Selain hal-hal yang gue tuturkan di atas, gue juga menyoroti perkembangan karakter Tae-in yang menyentuh. Tae-in perlahan merasakan emosi yang dirasakan Cho-hee. Dan secara tidak langsung kita diberitahu kalau Tae-in pada akhirnya merasa simpati kepada Cho-hee. Tanpa sepatah kata pun dia ucapkan, kita tahu tindakan-tindakannya itu menunjukkan perubahan. Itu mungkin yang disebut Voice of Silence. Terkadang tindakan terdengar lebih nyaring daripada kata-kata.

Dua poin terakhir gue dalam ulasan ini: akting dan sinematografi.

Akting

Yoo Ah-in adalah spotlight dalam film ini. Seperti biasa, Ah-in tidak pernah mengecewakan. Kemarin Ah-in berhasil menyabet penghargaan Best Actor in Movie dalam perhelatan Baeksang Awards ke-57, dan dia sangat layak mendapatkannya. Karakter Tae-in yang bisu dan polos berhasil diperankan oleh Ah-in tanpa sedikit pun kecacatan. Aktor berbakat satu ini juga sangat berdedikasi. Dia menaikkan berat badan dan membotaki kepalanya untuk peran ini. Performanya dalam memerankan Tae-in membuktikan bahwa spektrum akting Ah-in benar-benar luas. Memerankan orang bisu bukanlah hal mudah. Perlu pendalaman karakter yang baik. Perlu kecerdasan untuk memahami emosi orang bisu. Ah-in berhasil berbicara sebagai Tae-in melalui bahasa tubuh dan mimik wajah yang JUARA.

Di sisi lain, Yoo Jae-myung sebagai Chang-bok yang tak kalah hebat dalam membawakan perannya. Jae-myung mampu menginternalisasikan karakter Chang-bok—orang tua yang banyak bicara, berkaki pincang, namun perhatian—dengan sangat efektif.

Sinematografi

Karya-karya Hong memang perlu diantisipasi, setidaknya kualitas sinematografinya yang kelas kakap. Gue nonton film pendeknya dan memang secara visual Hong sangat mumpuni.
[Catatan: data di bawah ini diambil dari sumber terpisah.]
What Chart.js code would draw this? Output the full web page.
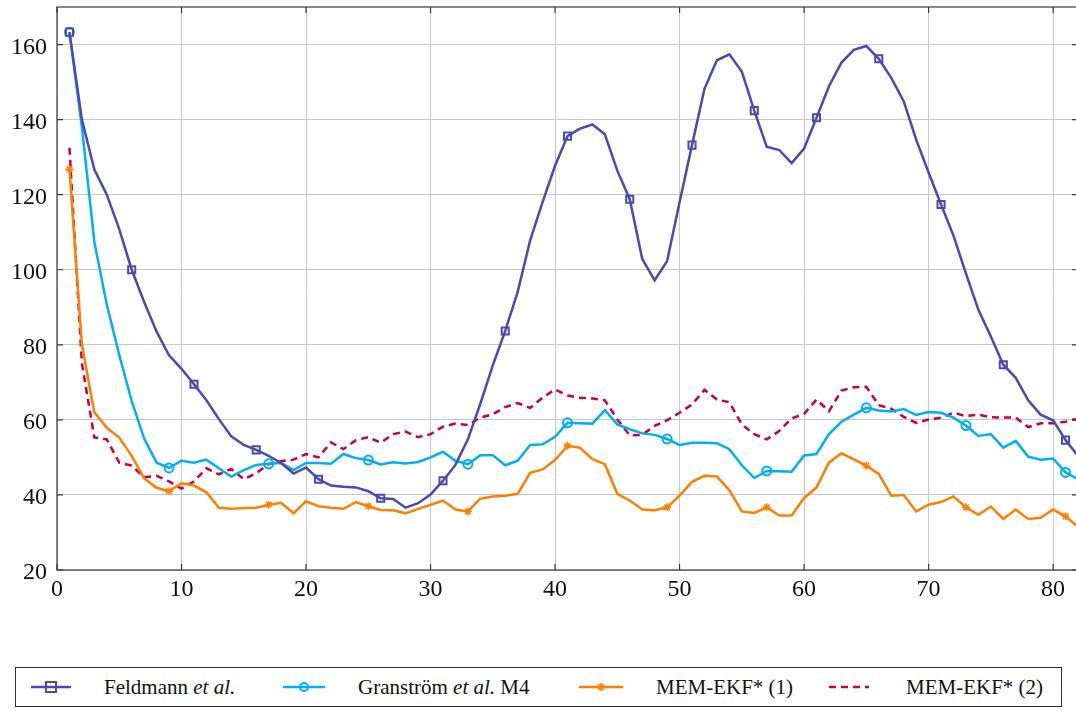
<!DOCTYPE html>
<html>
<head>
<meta charset="utf-8">
<script src="https://cdn.jsdelivr.net/npm/chart.js@4"></script>
<style>
  body { margin: 0; background: #fff; overflow: hidden; width: 1076px; height: 711px; position: relative; }
  #chart { position: absolute; left: 0; top: 0; }
  .tick { position: absolute; font-family: 'Liberation Serif', 'Times New Roman', serif; font-size: 24px;
          line-height: 24px; height: 24px; color: #111; white-space: nowrap; }
  .legend { position: absolute; left: 15px; top: 667px; width: 1045px; height: 38px; border: 1px solid #333;
            font-family: 'Liberation Serif', 'Times New Roman', serif; font-size: 21px; color: #111; }
  .legend svg { position: absolute; top: 0; }
  .legend span { position: absolute; top: 7px; white-space: nowrap; }
</style>
</head>
<body>
<canvas id="chart" width="1100" height="620" style="width:1100px;height:620px"></canvas>
<div id="labels"></div>

<div class="legend">
  <svg style="left:14px" width="42" height="38"><line x1="1" y1="19" x2="41" y2="19" stroke="#4a4ab3" stroke-width="2.5"/><rect x="16" y="14" width="10" height="10" fill="none" stroke="#4a4ab3" stroke-width="2"/></svg>
  <span style="left:88px">Feldmann <i>et al.</i></span>
  <svg style="left:266px" width="44" height="38"><line x1="1" y1="19" x2="43" y2="19" stroke="#00b0f0" stroke-width="2.5"/><circle cx="22" cy="19" r="4" fill="none" stroke="#00b0f0" stroke-width="2"/></svg>
  <span style="left:342px">Granström <i>et al.</i> M4</span>
  <svg style="left:562px" width="46" height="38"><line x1="1" y1="19" x2="45" y2="19" stroke="#ff8000" stroke-width="2.5"/><path d="M23 15v8M19 19h8M20 16l6 6M26 16l-6 6" stroke="#ff8000" stroke-width="1.5"/></svg>
  <span style="left:640px">MEM-EKF* (1)</span>
  <svg style="left:812px" width="42" height="38"><line x1="1" y1="19" x2="41" y2="19" stroke="#c4004f" stroke-width="2.5" stroke-dasharray="7 5"/></svg>
  <span style="left:890px">MEM-EKF* (2)</span>
</div>

<script>
// x positions 1..82
const steps = Array.from({ length: 82 }, (_, i) => i + 1);

const feldmann = [163.3, 140, 126.7, 120, 110.8, 100, 91.4, 83.5, 77.2, 73.6,
  69.5, 65.2, 60.2, 55.6, 53.3, 52.0, 50.4, 48.5, 45.7, 47.3,
  44.2, 42.5, 42.2, 42.0, 41.0, 39.1, 38.9, 36.6, 37.8, 40.1,
  43.8, 48.0, 54.8, 64.3, 74.5, 83.7, 94.1, 107.8, 118.0, 127.7,
  135.6, 137.6, 138.7, 136.1, 126.4, 118.8, 102.9, 97.2, 102.3, 118.0,
  133.2, 148.2, 155.8, 157.4, 152.8, 142.4, 132.8, 131.9, 128.4, 132.3,
  140.5, 148.9, 155.2, 158.6, 159.6, 156.2, 151.1, 144.9, 134.7, 125.9,
  117.4, 109.1, 99.0, 89.3, 82.2, 74.7, 71.2, 65.2, 61.4, 59.9,
  54.6, 50.4];

const granstrom = [163.3, 138, 107.4, 90.7, 77.3, 65, 55, 48.6, 47.2, 49.1,
  48.6, 49.4, 47.1, 44.9, 46.6, 48.0, 48.3, 48.5, 46.6, 48.5,
  48.5, 48.3, 50.9, 49.8, 49.3, 48.1, 48.7, 48.4, 48.8, 50.0,
  51.5, 49.1, 48.2, 50.6, 50.6, 47.9, 49.1, 53.3, 53.5, 55.5,
  59.2, 59.1, 59.0, 62.6, 58.8, 57.5, 56.4, 56.0, 54.9, 53.3,
  53.9, 53.9, 53.8, 52.2, 47.9, 44.5, 46.4, 46.3, 46.2, 50.5,
  50.9, 56.2, 59.5, 61.4, 63.2, 62.5, 62.2, 62.9, 61.3, 62.1,
  61.9, 60.6, 58.5, 55.7, 56.2, 52.6, 54.4, 50.2, 49.4, 49.7,
  46.0, 44.2];

const memEkf1 = [126.8, 80, 62.0, 57.9, 55.3, 50.4, 44.4, 41.9, 41.0, 43.1,
  42.5, 40.7, 36.6, 36.3, 36.5, 36.6, 37.4, 37.9, 35.1, 38.3,
  37.0, 36.6, 36.3, 38.1, 37.0, 36.0, 35.9, 35.1, 36.3, 37.4,
  38.5, 36.1, 35.6, 39.0, 39.6, 39.8, 40.3, 45.9, 46.8, 49.3,
  53.1, 52.6, 49.5, 48.2, 40.3, 38.5, 36.1, 35.9, 36.7, 39.8,
  43.5, 45.1, 44.9, 41.3, 35.6, 35.2, 36.7, 34.5, 34.5, 39.2,
  42.0, 48.6, 51.1, 49.5, 47.8, 45.6, 39.8, 40.0, 35.6, 37.4,
  38.1, 39.6, 36.7, 34.7, 36.9, 33.6, 36.1, 33.6, 33.9, 36.1,
  34.3, 31.5];

const memEkf2 = [132.5, 75, 55.3, 54.8, 48.6, 47.8, 44.7, 45.1, 43.6, 41.7,
  43.6, 47.1, 45.5, 46.9, 44.2, 45.8, 48.2, 49.0, 49.4, 50.9,
  50.0, 54.0, 52.2, 54.6, 55.4, 53.9, 56.2, 56.9, 55.4, 56.2,
  58.2, 59.0, 58.6, 60.6, 61.5, 63.4, 64.5, 63.2, 65.9, 68.1,
  66.5, 65.9, 65.7, 65.2, 60.1, 55.9, 56.0, 58.4, 59.9, 61.9,
  64.1, 68.0, 65.4, 64.7, 58.8, 56.2, 54.8, 57.0, 60.4, 61.6,
  65.4, 62.3, 67.8, 68.7, 68.8, 63.9, 63.0, 60.8, 59.2, 60.1,
  60.6, 61.9, 61.0, 61.4, 60.7, 60.6, 60.6, 58.1, 59.1, 59.1,
  59.5, 60.4];

const xTicks = [0, 10, 20, 30, 40, 50, 60, 70, 80];
const yTicks = [20, 40, 60, 80, 100, 120, 140, 160];

function toPoints(values) {
  return values.map((v, i) => ({ x: steps[i], y: v }));
}

// marker every n-th sample, starting at the first one
function markEvery(n, r) {
  return (ctx) => (ctx.index % n === 0 ? r : 0);
}

// pgfplots style frame with inner ticks
const framePlugin = {
  id: "frame",
  afterDraw(chart) {
    const ctx = chart.ctx;
    const a = chart.chartArea;
    const xs = chart.scales.x;
    const ys = chart.scales.y;
    ctx.save();
    ctx.strokeStyle = "#3a3a3a";
    ctx.lineWidth = 1.2;
    ctx.beginPath();
    xTicks.forEach((v) => {
      const px = xs.getPixelForValue(v);
      ctx.moveTo(px, a.bottom); ctx.lineTo(px, a.bottom - 6);
      ctx.moveTo(px, a.top); ctx.lineTo(px, a.top + 6);
    });
    yTicks.forEach((v) => {
      const py = ys.getPixelForValue(v);
      ctx.moveTo(a.left, py); ctx.lineTo(a.left + 6, py);
      ctx.moveTo(a.right, py); ctx.lineTo(a.right - 6, py);
    });
    ctx.stroke();
    ctx.strokeRect(a.left, a.top, a.right - a.left, a.bottom - a.top);
    ctx.restore();
  },
};

const chart = new Chart("chart", {
  type: "line",
  data: {
    datasets: [
      {
        label: "Feldmann et al.",
        data: toPoints(feldmann),
        borderColor: "#4a4ab3",
        backgroundColor: "transparent",
        borderWidth: 2.5,
        pointStyle: "rect",
        pointRadius: markEvery(5, 5),
        pointBorderWidth: 2,
        pointBorderColor: "#4a4ab3",
        pointBackgroundColor: "transparent",
      },
      {
        label: "Granström et al. M4",
        data: toPoints(granstrom),
        borderColor: "#00b0f0",
        backgroundColor: "transparent",
        borderWidth: 2.5,
        pointStyle: "circle",
        pointRadius: markEvery(8, 4.5),
        pointBorderWidth: 2,
        pointBorderColor: "#00b0f0",
        pointBackgroundColor: "transparent",
      },
      {
        label: "MEM-EKF* (1)",
        data: toPoints(memEkf1),
        borderColor: "#ff8000",
        backgroundColor: "transparent",
        borderWidth: 2.5,
        pointStyle: "star",
        pointRadius: markEvery(8, 4),
        pointBorderWidth: 1.5,
        pointBorderColor: "#ff8000",
      },
      {
        label: "MEM-EKF* (2)",
        data: toPoints(memEkf2),
        borderColor: "#c4004f",
        backgroundColor: "transparent",
        borderWidth: 2.5,
        borderDash: [7, 5],
        pointRadius: 0,
      },
    ],
  },
  options: {
    responsive: false,
    animation: false,
    devicePixelRatio: 1,
    layout: { padding: { top: 4, right: 22, left: 0, bottom: 0 } },
    elements: { line: { tension: 0 } },
    plugins: { legend: { display: false }, tooltip: { enabled: false } },
    scales: {
      x: {
        type: "linear",
        min: 0,
        max: 82,
        afterBuildTicks: (s) => { s.ticks = xTicks.map((v) => ({ value: v })); },
        afterFit: (s) => { s.height = 50; s.paddingLeft = 0; s.paddingRight = 0; },
        grid: { color: "#c8c8c8", lineWidth: 1, drawTicks: false },
        border: { display: false },
        ticks: { display: false },
      },
      y: {
        min: 20,
        max: 170,
        afterBuildTicks: (s) => { s.ticks = yTicks.map((v) => ({ value: v })); },
        afterFit: (s) => { s.width = 57; s.paddingTop = 0; s.paddingBottom = 0; },
        grid: { color: "#c8c8c8", lineWidth: 1, drawTicks: false },
        border: { display: false },
        ticks: { display: false },
      },
    },
  },
  plugins: [framePlugin],
});

// tick labels as text, placed from the chart's own scales
const labelBox = document.getElementById("labels");
const area = chart.chartArea;

xTicks.forEach((v) => {
  const el = document.createElement("div");
  el.className = "tick";
  el.textContent = v;
  el.style.left = (chart.scales.x.getPixelForValue(v) - 30) + "px";
  el.style.width = "60px";
  el.style.textAlign = "center";
  el.style.top = (area.bottom + 6) + "px";
  labelBox.appendChild(el);
});

yTicks.forEach((v) => {
  const el = document.createElement("div");
  el.className = "tick";
  el.textContent = v;
  el.style.left = "0px";
  el.style.width = (area.left - 10) + "px";
  el.style.textAlign = "right";
  el.style.top = (chart.scales.y.getPixelForValue(v) - 11) + "px";
  labelBox.appendChild(el);
});
</script>
</body>
</html>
Voice of Silence menawarkan visual yang manis dan memanjakan mata sekaligus memilukan. Hamparan ilalang, keramaian pasar, potret rumah Tae-in, dan sebagainya benar-benar digambarkan dengan apik dalam teknik visual yang keren. Film ini memberikan keindahan teatrikal yang memuaskan.

Secara keseluruhan, gue suka banget. Selain karena sinematografinya—yang jadi alasan pertama gue nonton film ini—juga karena kedalaman cerita dan kepekaan Hong menangkap fenomena sosial.